------ RAW DATA
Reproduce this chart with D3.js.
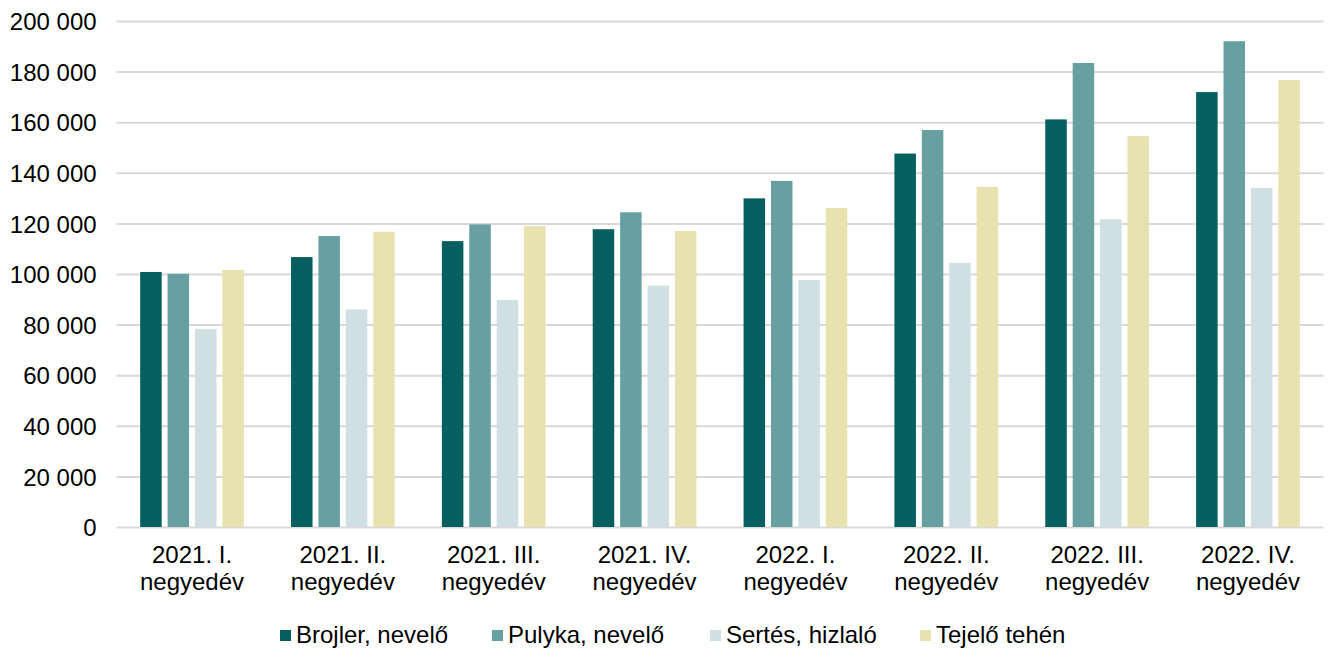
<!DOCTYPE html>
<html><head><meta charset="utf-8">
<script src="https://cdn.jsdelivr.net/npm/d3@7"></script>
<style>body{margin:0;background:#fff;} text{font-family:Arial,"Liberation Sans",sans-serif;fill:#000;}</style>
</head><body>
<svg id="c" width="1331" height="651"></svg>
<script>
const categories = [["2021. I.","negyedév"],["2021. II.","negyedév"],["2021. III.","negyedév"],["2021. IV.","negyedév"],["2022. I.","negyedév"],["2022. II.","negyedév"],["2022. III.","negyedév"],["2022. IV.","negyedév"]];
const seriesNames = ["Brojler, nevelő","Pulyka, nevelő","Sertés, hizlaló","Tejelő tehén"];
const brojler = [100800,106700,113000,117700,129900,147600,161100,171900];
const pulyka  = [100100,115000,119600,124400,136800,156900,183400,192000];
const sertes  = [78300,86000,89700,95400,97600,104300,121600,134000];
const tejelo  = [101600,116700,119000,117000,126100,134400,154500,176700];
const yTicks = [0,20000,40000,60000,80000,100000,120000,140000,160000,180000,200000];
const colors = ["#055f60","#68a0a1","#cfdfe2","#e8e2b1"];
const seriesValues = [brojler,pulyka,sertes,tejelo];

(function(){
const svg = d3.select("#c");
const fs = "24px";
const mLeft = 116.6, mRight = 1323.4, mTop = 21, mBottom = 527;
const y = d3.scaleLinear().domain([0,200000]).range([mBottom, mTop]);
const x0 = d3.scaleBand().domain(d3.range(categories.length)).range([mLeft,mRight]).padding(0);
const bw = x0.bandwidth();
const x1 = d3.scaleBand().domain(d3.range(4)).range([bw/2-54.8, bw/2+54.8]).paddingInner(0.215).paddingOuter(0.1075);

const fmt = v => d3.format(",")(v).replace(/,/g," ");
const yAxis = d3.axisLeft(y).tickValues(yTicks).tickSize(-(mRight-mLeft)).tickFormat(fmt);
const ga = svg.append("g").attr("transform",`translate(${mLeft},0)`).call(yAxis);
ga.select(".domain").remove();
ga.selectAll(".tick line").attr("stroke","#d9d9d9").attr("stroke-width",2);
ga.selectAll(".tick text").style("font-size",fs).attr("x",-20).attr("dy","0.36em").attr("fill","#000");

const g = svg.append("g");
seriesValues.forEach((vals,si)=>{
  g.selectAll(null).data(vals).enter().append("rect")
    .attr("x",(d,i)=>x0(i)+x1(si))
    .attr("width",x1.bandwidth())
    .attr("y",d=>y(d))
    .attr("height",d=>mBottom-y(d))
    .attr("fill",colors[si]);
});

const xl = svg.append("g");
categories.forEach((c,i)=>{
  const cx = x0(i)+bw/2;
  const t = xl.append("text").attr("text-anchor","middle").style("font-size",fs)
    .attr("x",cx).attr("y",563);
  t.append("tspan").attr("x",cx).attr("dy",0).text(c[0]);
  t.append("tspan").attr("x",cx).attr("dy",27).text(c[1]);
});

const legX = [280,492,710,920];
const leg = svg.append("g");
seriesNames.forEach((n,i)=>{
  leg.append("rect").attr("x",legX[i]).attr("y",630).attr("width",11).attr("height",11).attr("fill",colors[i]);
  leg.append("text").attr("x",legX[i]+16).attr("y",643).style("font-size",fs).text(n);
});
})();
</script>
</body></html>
------------
------ RAW DATA
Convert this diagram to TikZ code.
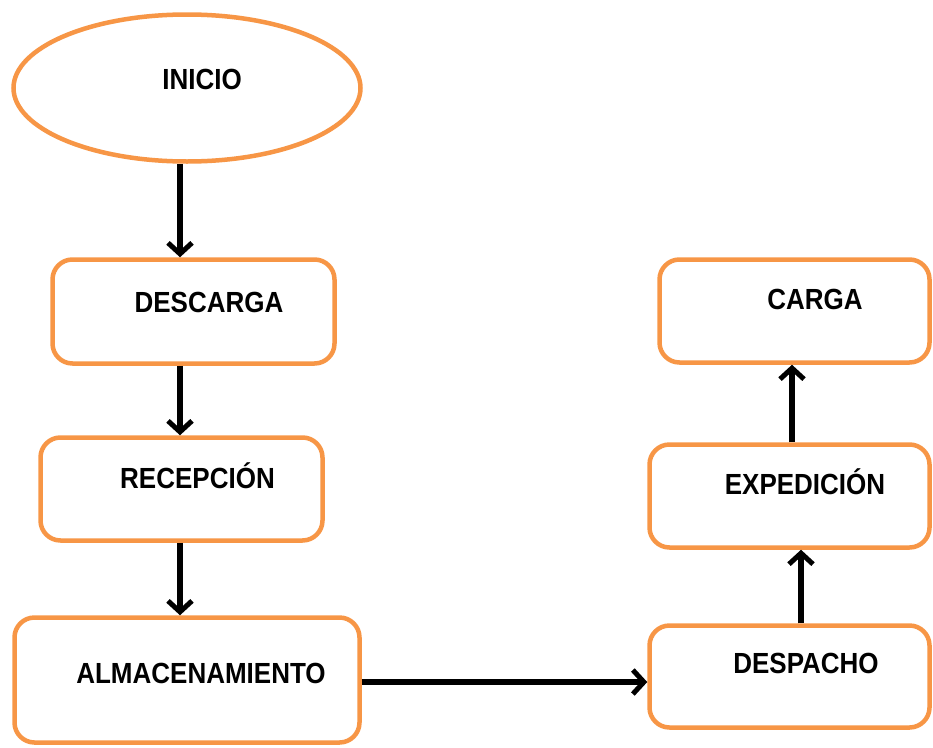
------------
------ RAW DATA
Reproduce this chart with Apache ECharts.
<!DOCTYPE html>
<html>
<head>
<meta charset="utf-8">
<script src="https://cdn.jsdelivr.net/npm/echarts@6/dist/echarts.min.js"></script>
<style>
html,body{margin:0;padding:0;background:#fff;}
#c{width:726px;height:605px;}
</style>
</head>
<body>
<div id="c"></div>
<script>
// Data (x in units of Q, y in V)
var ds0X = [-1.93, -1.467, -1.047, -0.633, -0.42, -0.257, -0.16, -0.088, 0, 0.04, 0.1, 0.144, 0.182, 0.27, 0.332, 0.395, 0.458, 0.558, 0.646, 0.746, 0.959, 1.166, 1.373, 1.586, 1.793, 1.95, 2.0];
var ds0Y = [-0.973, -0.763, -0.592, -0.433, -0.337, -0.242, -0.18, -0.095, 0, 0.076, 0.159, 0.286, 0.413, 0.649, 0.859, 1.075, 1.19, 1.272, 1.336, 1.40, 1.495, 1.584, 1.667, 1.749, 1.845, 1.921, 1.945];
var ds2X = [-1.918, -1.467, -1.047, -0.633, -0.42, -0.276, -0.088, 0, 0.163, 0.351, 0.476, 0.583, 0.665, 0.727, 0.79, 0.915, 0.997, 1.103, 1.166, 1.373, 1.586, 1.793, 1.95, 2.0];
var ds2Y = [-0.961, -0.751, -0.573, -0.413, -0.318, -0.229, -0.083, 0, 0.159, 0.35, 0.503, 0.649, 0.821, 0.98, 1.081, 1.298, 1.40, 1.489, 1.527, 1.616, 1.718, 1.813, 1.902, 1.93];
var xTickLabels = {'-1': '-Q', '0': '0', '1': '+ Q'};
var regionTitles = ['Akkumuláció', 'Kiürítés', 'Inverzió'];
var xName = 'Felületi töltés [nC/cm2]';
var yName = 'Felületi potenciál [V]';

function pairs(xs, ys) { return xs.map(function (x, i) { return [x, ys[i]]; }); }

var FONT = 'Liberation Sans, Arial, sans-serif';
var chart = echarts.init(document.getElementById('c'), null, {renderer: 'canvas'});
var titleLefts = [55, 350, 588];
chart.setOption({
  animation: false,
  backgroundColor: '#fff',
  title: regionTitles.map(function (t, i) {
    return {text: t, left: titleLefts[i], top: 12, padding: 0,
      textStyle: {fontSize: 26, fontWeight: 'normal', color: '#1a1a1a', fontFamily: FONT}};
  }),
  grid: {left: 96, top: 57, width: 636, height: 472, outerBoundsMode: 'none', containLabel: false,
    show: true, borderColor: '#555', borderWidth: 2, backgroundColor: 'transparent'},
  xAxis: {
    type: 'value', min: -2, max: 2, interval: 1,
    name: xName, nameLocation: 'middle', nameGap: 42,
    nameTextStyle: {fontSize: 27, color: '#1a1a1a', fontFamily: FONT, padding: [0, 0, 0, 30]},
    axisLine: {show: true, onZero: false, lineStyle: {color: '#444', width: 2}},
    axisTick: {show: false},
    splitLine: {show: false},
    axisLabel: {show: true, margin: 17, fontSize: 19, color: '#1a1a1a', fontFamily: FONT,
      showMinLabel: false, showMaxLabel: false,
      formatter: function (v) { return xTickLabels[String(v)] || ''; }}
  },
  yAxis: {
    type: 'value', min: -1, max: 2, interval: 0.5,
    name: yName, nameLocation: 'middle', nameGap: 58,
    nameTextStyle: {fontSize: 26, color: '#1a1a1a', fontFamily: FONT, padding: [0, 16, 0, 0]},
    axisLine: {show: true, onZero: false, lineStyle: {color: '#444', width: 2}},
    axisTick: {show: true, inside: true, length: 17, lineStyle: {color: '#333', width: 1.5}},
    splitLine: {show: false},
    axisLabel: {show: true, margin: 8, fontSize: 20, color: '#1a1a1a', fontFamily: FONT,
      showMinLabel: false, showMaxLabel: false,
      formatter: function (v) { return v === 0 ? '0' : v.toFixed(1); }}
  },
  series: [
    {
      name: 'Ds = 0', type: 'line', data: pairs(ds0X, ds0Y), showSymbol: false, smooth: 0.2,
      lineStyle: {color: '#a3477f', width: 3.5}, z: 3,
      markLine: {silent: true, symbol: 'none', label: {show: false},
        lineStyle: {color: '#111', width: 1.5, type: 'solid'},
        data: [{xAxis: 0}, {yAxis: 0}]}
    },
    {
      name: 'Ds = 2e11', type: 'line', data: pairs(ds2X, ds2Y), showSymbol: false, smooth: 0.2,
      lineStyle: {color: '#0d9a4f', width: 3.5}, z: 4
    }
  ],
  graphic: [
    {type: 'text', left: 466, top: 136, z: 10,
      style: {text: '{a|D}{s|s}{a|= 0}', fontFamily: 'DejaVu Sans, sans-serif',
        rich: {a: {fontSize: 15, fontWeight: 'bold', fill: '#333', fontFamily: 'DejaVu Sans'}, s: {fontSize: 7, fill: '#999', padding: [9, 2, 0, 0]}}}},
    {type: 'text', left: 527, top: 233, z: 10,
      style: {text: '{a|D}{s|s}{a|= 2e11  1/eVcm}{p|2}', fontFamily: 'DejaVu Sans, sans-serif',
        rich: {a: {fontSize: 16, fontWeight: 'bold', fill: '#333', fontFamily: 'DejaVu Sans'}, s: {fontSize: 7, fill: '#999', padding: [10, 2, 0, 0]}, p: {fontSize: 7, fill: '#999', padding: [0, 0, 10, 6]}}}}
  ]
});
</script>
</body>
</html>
------------
Which lines in the records above contain the string "this"? Copy each one.

# EXPECTED ANSWER:
Reproduce this chart with D3.js.
Convert this diagram to TikZ code.
Reproduce this chart with Apache ECharts.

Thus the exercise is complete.